Thanks to Janet Mullany over at the Risky Regencies for letting readers know that a lost memoir by Claire Clairmont, lover of Lord Byron and step-sister of Mary Shelley was recently found in The New York Public Library according to the Daily Mail in the UK You can read the article here. Interesting sidebar to this story, when Claire Clairmont was an elderly woman, living in Florence, she was contacted by an American Shelley groupie named Captain Edwards Silsbee. Silsbee was an absolute fanatic about all things Shelley. He was known to declaim lines of his poetry in the middle of dinner parties, wanted to own everything that Shelley wrote, own or touched. He had already bought a guitar that Jane Williams used to serenade the poet with. When he discovered that Claire Clairmont was still alive, he hightailed it to Florence to meet the woman who had been an intimate of Shelley and Byron (some say more than intimate with Shelley. Rumors abound that she had and Shelley were lovers and that she gave birth to his child).

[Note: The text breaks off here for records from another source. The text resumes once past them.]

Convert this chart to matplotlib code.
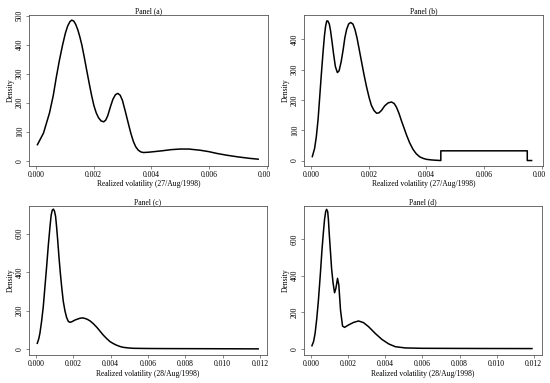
import numpy as np
import matplotlib
matplotlib.use("Agg")
import matplotlib.pyplot as plt
from matplotlib.transforms import Bbox, TransformedBbox

plt.rcParams["font.family"] = ["Liberation Serif", "DejaVu Serif"]

# Panel (a): density of realized volatility, 27/Aug/1998
rv_a = [0.00005, 0.00026, 0.00047, 0.00060, 0.00070, 0.00081, 0.00092, 0.00102,
        0.00110, 0.00118, 0.00124, 0.00131, 0.00138, 0.00145, 0.00152, 0.00159,
        0.00167, 0.00176, 0.00185, 0.00193, 0.00201, 0.00209, 0.00217, 0.00226,
        0.00235, 0.00242, 0.00249, 0.00258, 0.00267, 0.00276, 0.00284, 0.00292,
        0.00300, 0.00310, 0.00320, 0.00329, 0.00338, 0.00346, 0.00355, 0.00364,
        0.00373, 0.00390, 0.00410, 0.00438, 0.00470, 0.00500, 0.00530, 0.00569,
        0.00600, 0.00627, 0.00660, 0.00700, 0.00740, 0.00771]
dens_a = [55, 95, 165, 225, 285, 345, 398, 440,
          465, 480, 485, 482, 470, 452, 428, 400,
          360, 312, 265, 225, 190, 165, 148, 137,
          134, 140, 155, 185, 212, 228, 232, 226,
          208, 170, 130, 95, 66, 48, 36, 30,
          28, 29, 31, 34, 38, 40, 40, 36,
          31, 25, 19, 13, 8, 5]

# Panel (b): same day, flat segment on the right
rv_b = [0.00004, 0.00012, 0.00018, 0.00024, 0.00029, 0.00035, 0.00041, 0.00046,
        0.00050, 0.00054, 0.00058, 0.00063, 0.00067, 0.00072, 0.00078, 0.00084,
        0.00091, 0.00097, 0.00104, 0.00111, 0.00117, 0.00123, 0.00130, 0.00137,
        0.00145, 0.00152, 0.00159, 0.00167, 0.00174, 0.00183, 0.00192, 0.00201,
        0.00209, 0.00218, 0.00227, 0.00235, 0.00244, 0.00255, 0.00267, 0.00279,
        0.00288, 0.00296, 0.00305, 0.00313, 0.00322, 0.00331, 0.00342, 0.00354,
        0.00365, 0.00377, 0.00389, 0.00400, 0.00417, 0.00432, 0.00450, 0.00450,
        0.00750, 0.00750, 0.00765]
dens_b = [13, 40, 79, 135, 200, 280, 354, 410,
          442, 460, 460, 450, 430, 395, 350, 310,
          290, 296, 325, 365, 405, 432, 450, 455,
          450, 432, 405, 365, 330, 285, 244, 208,
          182, 165, 156, 157, 165, 180, 190, 193,
          188, 176, 155, 132, 108, 84, 58, 36,
          22, 12, 7, 4, 2, 1, 0, 32,
          32, 0, 0]

# Panel (c): 28/Aug/1998
rv_c = [0.00007, 0.00015, 0.00021, 0.00030, 0.00039, 0.00048, 0.00057, 0.00066,
        0.00075, 0.00081, 0.00087, 0.00093, 0.00099, 0.00105, 0.00110, 0.00116,
        0.00123, 0.00130, 0.00138, 0.00146, 0.00155, 0.00164, 0.00173, 0.00182,
        0.00192, 0.00209, 0.00235, 0.00249, 0.00263, 0.00276, 0.00290, 0.00307,
        0.00325, 0.00343, 0.00360, 0.00378, 0.00396, 0.00415, 0.00432, 0.00451,
        0.00468, 0.00494, 0.00521, 0.00600, 0.00700, 0.00880, 0.01050, 0.01190]
dens_c = [31, 55, 83, 145, 221, 325, 429, 540,
          637, 695, 722, 728, 718, 690, 640, 570,
          480, 400, 320, 250, 200, 165, 145, 140,
          143, 152, 161, 163, 160, 155, 147, 133,
          115, 94, 74, 56, 40, 29, 21, 14,
          10, 7, 5, 4, 3.5, 3, 2.5, 2]

# Panel (d)
rv_d = [0.00004, 0.00013, 0.00021, 0.00030, 0.00039, 0.00049, 0.00058, 0.00065,
        0.00072, 0.00078, 0.00083, 0.00089, 0.00093, 0.00097, 0.00104, 0.00110,
        0.00118, 0.00126, 0.00133, 0.00142, 0.00149, 0.00158, 0.00169, 0.00180,
        0.00201, 0.00228, 0.00255, 0.00282, 0.00309, 0.00345, 0.00381, 0.00418,
        0.00453, 0.00507, 0.00600, 0.00900, 0.01190]
dens_d = [16, 40, 84, 165, 267, 405, 541, 630,
          710, 752, 765, 752, 705, 635, 530, 439,
          360, 307, 331, 386, 349, 212, 124, 117,
          130, 144, 152, 143, 121, 84, 51, 26,
          11, 4, 2, 1, 0.5]

titles = ["Panel (a)", "Panel (b)", "Panel (c)", "Panel (d)"]
xlabels = ["Realized volatility (27/Aug/1998)", "Realized volatility (27/Aug/1998)",
           "Realized volatility (28/Aug/1998)", "Realized volatility (28/Aug/1998)"]
xticks_top = [0.000, 0.002, 0.004, 0.006, 0.008]
xticks_bot = [0.000, 0.002, 0.004, 0.006, 0.008, 0.010, 0.012]

fig = plt.figure(figsize=(5.5, 3.83), dpi=100)

# axes rectangles in figure fractions (left, bottom, width, height)
rects = [
    (0.0527, 0.567, 0.4345, 0.394),
    (0.553, 0.567, 0.4345, 0.394),
    (0.0527, 0.073, 0.4327, 0.389),
    (0.553, 0.073, 0.4327, 0.389),
]
xlims = [(-0.000243, 0.00805), (-0.000243, 0.00805),
         (-0.000375, 0.01237), (-0.00038, 0.01245)]
ylims = [(-18, 503), (-17.5, 480), (-30, 744), (-35, 783)]
yticks = [[0, 100, 200, 300, 400, 500], [0, 100, 200, 300, 400],
          [0, 200, 400, 600], [0, 200, 400, 600]]
series = [(rv_a, dens_a), (rv_b, dens_b), (rv_c, dens_c), (rv_d, dens_d)]

fs = 5.5
for i, (x, y) in enumerate(series):
    ax = fig.add_axes(rects[i])
    ax.plot(x, y, color="black", lw=1.1, solid_joinstyle="round")
    ax.set_xlim(*xlims[i])
    ax.set_ylim(*ylims[i])
    xt = xticks_top if i < 2 else xticks_bot
    ax.set_xticks(xt)
    ax.set_xticklabels([f"{v:.3f}" for v in xt])
    ax.set_yticks(yticks[i])
    ax.set_yticklabels([str(v) for v in yticks[i]], rotation=90, va="center")
    ax.tick_params(direction="out", length=2.2, width=0.5, labelsize=fs,
                   pad=1.5, color="#555555")
    for s in ax.spines.values():
        s.set_linewidth(0.6)
        s.set_color("#555555")
    ax.set_title(titles[i], fontsize=fs, pad=1.5)
    ax.set_xlabel(xlabels[i], fontsize=fs, labelpad=1)
    ax.set_ylabel("Density", fontsize=fs, labelpad=1)

    # x tick labels are cut just past the right edge of the plot box
    r = rects[i]
    clip = TransformedBbox(Bbox([[0, 0], [r[0] + r[2] + 0.004, 1]]), fig.transFigure)
    for t in ax.xaxis.get_major_ticks():
        t.label1.set_clip_box(clip)
        t.label1.set_clip_on(True)

fig.savefig("out.png", dpi=100)
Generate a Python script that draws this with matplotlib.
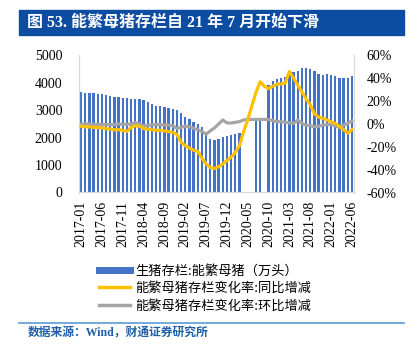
import numpy as np
import matplotlib.pyplot as plt
from matplotlib.lines import Line2D
from matplotlib.patches import Rectangle

plt.rcParams['font.family'] = ['Noto Sans CJK SC', 'DejaVu Sans']

# 月份 2017-01 ... 2022-06
months = [f'{y}-{m:02d}' for y in range(2017, 2023) for m in range(1, 13)][:66]

# 能繁母猪存栏（万头），缺失月份为 nan
sows = [3656, 3644, 3644, 3631, 3595, 3583, 3546, 3510, 3485, 3485, 3461, 3437,
        3425, 3425, 3425, 3376, 3291, 3242, 3169, 3145, 3120, 3084, 3047, 3011,
        2914, 2768, 2671, 2585, 2500, 2403, 2160, 1941, 1916, 1941, 2038, 2062,
        2087, 2123, 2184, np.nan, np.nan, np.nan, 2620, 2640, np.nan, 3923,
        4069, 4142, 4191, 4215, 4350, 4410, 4434, 4556, 4532, 4495, 4446, 4337,
        4288, 4313, 4288, 4240, 4167, 4167, 4179, 4264]

# 同比增减（%）
yoy = [-2, -2.5, -2.5, -3, -3, -3.5, -4, -4.5, -5, -5, -5.5, -6.5,
       -3, -1.5, -2, -4, -4.5, -5, -5.5, -5.5, -6, -6.5, -7.5, -9,
       -16, -19, -21, -23, -24, -30, -35, -38, -39, -37.5, -35, -32,
       -29, -25, -19, -7, 4, 16, 28, 37, 33, 31, 33, 35,
       35, 36, 46, 40, 34, 28, 22, 17, 9, 6, 5, 3.5,
       2, 0.5, -2, -5, -8, -5]

# 环比增减（%）
mom = [-0.3, 0.2, 0.0, -0.5, -0.3, -0.4, -0.5, -0.6, -0.4, 0.0, -0.4, -0.3,
       0.0, 1.2, 0.2, -1.5, -1.0, -1.0, -0.5, -0.5, -1.0, -1.0, -1.5, -3.8,
       -3.0, -1.8, -2.5, -3.8, -5.0, -6.5, -9.0, -6.0, -3.5, 0.0, 3.5, 1.0,
       0.8, 1.5, 2.0, 3.5, 4.0, 4.0, 4.0, 4.0, 4.0, 4.0, 3.0, 2.0,
       2.0, 1.5, 1.0, 0.6, 3.5, 0.5, -1.0, -1.5, -2.4, -2.0, -1.0, -0.5,
       -0.3, -1.5, -3.2, -1.0, 0.6, 2.6]

blue = '#4472C4'
yellow = '#FFC000'
grey = '#A5A5A5'
serif = ['Liberation Serif', 'DejaVu Serif']
mixed = ['Liberation Serif', 'Noto Sans CJK SC']

fig = plt.figure(figsize=(4.15, 3.54), dpi=100)

# 标题栏
fig.patches.append(Rectangle((19 / 415, 1 - 35 / 354), 385 / 415, 25 / 354,
                             transform=fig.transFigure, color='#0C4DA2', zorder=0))
fig.text(27 / 415, 1 - 22.5 / 354, '图 53. 能繁母猪存栏自 21 年 7 月开始下滑',
         color='white', fontsize=11.5, fontweight='bold', va='center', ha='left',
         family=mixed)

ax = fig.add_axes([79 / 415, 1 - 192.5 / 354, 275 / 415, 137 / 354])
x = np.arange(len(months))
ax.bar(x, sows, width=0.55, color=blue, zorder=1)
ax.set_xlim(-0.5, len(months) - 0.5)
ax.set_ylim(0, 5000)
ax.set_yticks(range(0, 5001, 1000))
ax.set_xticks(x[::5])
ax.set_xticklabels(months[::5], rotation=90, family=serif, fontsize=10)
for lab in ax.get_yticklabels():
    lab.set_family(serif)
    lab.set_fontsize(10)
ax.tick_params(axis='x', length=0, pad=6)
ax.tick_params(axis='y', length=0, pad=12)

ax2 = ax.twinx()
ax2.plot(x, yoy, color=yellow, lw=2.3, solid_joinstyle='round', zorder=3)
ax2.plot(x, mom, color=grey, lw=2.3, solid_joinstyle='round', zorder=2)
ax2.set_ylim(-60, 60)
ax2.set_yticks(range(-60, 61, 20))
ax2.set_yticklabels([f'{v}%' for v in range(-60, 61, 20)], family=serif, fontsize=10)
ax2.tick_params(axis='y', length=0, pad=9)

for a in (ax, ax2):
    a.spines['top'].set_visible(False)
    a.spines['left'].set_color('#D9D9D9')
    a.spines['right'].set_color('#D9D9D9')
    a.spines['bottom'].set_color('#D9D9D9')

handles = [Line2D([], [], color=blue, lw=5),
           Line2D([], [], color=yellow, lw=2.5),
           Line2D([], [], color=grey, lw=2.5)]
labels = ['生猪存栏:能繁母猪（万头）', '能繁母猪存栏变化率:同比增减', '能繁母猪存栏变化率:环比增减']
fig.legend(handles, labels, loc='upper left', bbox_to_anchor=(94 / 415, 1 - 259 / 354),
           frameon=False, fontsize=9.5, handlelength=2.3, handletextpad=0.4,
           labelspacing=0.35, borderaxespad=0)

# 底部分隔线与数据来源
fig.add_artist(Line2D([19 / 415, 404 / 415], [1 - 323 / 354, 1 - 323 / 354],
                      transform=fig.transFigure, color='#5B9BD5', lw=1.2))
fig.text(28 / 415, 1 - 334 / 354, '数据来源：Wind，财通证券研究所', color='#1F5FA8',
         fontsize=8.5, fontweight='bold', va='center', ha='left', family=mixed)

fig.savefig('out.png', dpi=100)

It was 1878, Clairmont was living in Florence on a reduced income with only her spinster niece Paula as a companion. After the death of Shelley and her daughter by Byron, Allegra, Claire had worked for over twenty years as a governess and tutor in Vienna, Germany, Moscow and England. Shelley had left her 12,000 pounds when he died (which Mary Shelley tried to get reduced to 6,000 pounds) but she could only claim her inheritance after his father died which took over twenty years. Having lost most of her inheritance on the stock market, she had moved to Italy and converted to Catholicism. Although she had several romances after her affair with Byron ended, she never quite got over him, her love turning to hatred. Claire was unable to forgive him not only from keeping her from their daughter Allegra (Claire had given custody of the baby to Byron because she felt that he could give her a better life) but also for putting the little girl in a convent where she died from typhoid at the age of 5.
Silsbee managed to move into rooms in the same pension as Claire and her niece, where he systematically began to woo them both. He encouraged Clairmont to tell him stories about her friendship with Shelley. He also hoped to get his hands on the notebooks, letters, and the lock of Shelley's hair that she kept. For months, he never let the women out of his sight, hoping to buy the momentoes or at the worst steal them. He did get Claire to let him borrow one of the notebooks. After several months it seemed as if Claire would live forever. Silsbee went back to the States. While he was gone, Claire finally passed away on March 19, 1879. When Silsbee returned to Florence, hoping to negotiate with Paula Clairmont, he discovered that Paula was willing to let him have all the momentoes but only if he married her. This Silsbee was not willing to do, despite his great love for the poet. All his money yes, but not marriage to a middle-aged spinster. Silsbee returned to the states with the purloined notebook which he donated to Harvard. Paula sold Shelley's letters later to a collector, along with a miniature of Claire's daughter by Byron.
Henry James heard the story of Silsbee and Claire and her niece years later and adapted the story into his novella The Aspern Papers. Since Paula and Silsbee were still alive, he changed the characters into Americans and moved the action to Venice.
And the lovely and talented Grace Kelly is back in the news and on the cover of the May issue of Vanity Fair (what a great cover photo). The article, written by Laura Jacobs, came out to coincide with the new exhibition at the Victoria and Albert Museum in London. You can read more about the exhibition here.
Comments
I read "The Aspern Papers" some time back, but I had no idea it was based on a true story--and a quietly chilling one, at that.